La forte connotazione “da buono” data al protagonista porta lo spettatore ad immedesimarsi totalmente nei panni di Gosling e a sentirsi sempre sicuro delle sue azioni. Ciò, contrariamente a quanto sarebbe lecito aspettarsi, non rende Drive un film piatto e scontato. L’imprevedibilità del suo comportamento (come nella nota scena dell’ascensore) lascia un costante interrogativo sullo sviluppo della trama.

Anche noi, come i protagonisti della vicenda, non sappiamo mai in che modo inquadrare l’autista. Nel giro di pochi istanti momenti delicati dal forte impatto emozionale lasciano lo spazio alla più efferata violenza. In tutto questo, Gosling, non è stato mero esecutore del ruolo impostogli.
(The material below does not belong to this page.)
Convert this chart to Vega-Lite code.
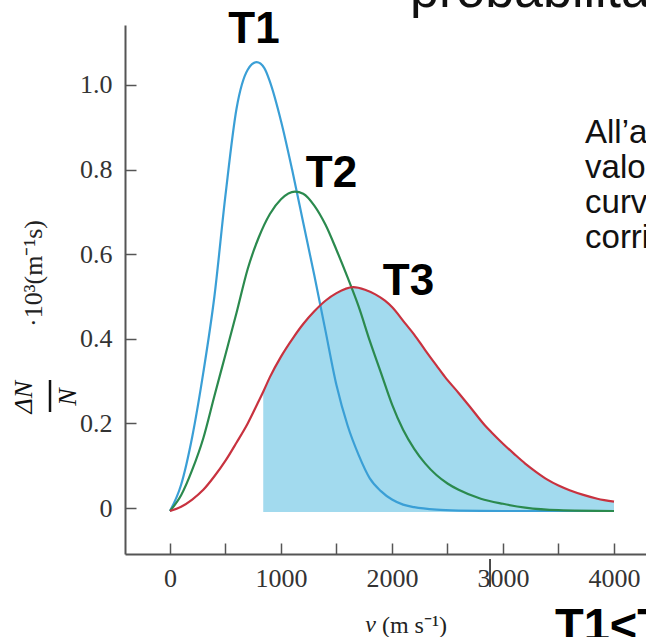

Al contrario, possiamo definire Drive un film più di Ryan Gosling che di Nicolas Winding Refn. È noto che il produttore – Marc Platt – abbia prima contattato l’attore canadese e che, solo in un secondo momento, Gosling, grande fan del lavoro di Refn, lo abbia scelto per dirigere il lavoro. Il loro binomio è rimasto tale anche sul set. La sceneggiatura è stata, infatti, un lavoro di entrambi, con cambiamenti avvenuti specialmente in corso d’opera.

Drive è un’opera del tutto sui generis. Il mix fra elementi dell’età d’oro di Hollywood, un’ atmosfera da Miami anni ’80 e situazioni d’una crudezza più vicina a quella dei giorni nostri si rivela una scommessa vinta. Ad incassare sono Refn e Gosling che, dopo il 2011, hanno visto aprirsi le porte delle grandi produzioni e moltiplicarsi le offerte di collaborazione. Il film, d’azione e d’autore, rimane, dopo diversi anni, un piccolo gioiellino ed un esperimento riuscito. Una di quelle pellicole che non trova omologhi, ma solo una serie di seguiti spirituali incarnati dall’opera del regista danese.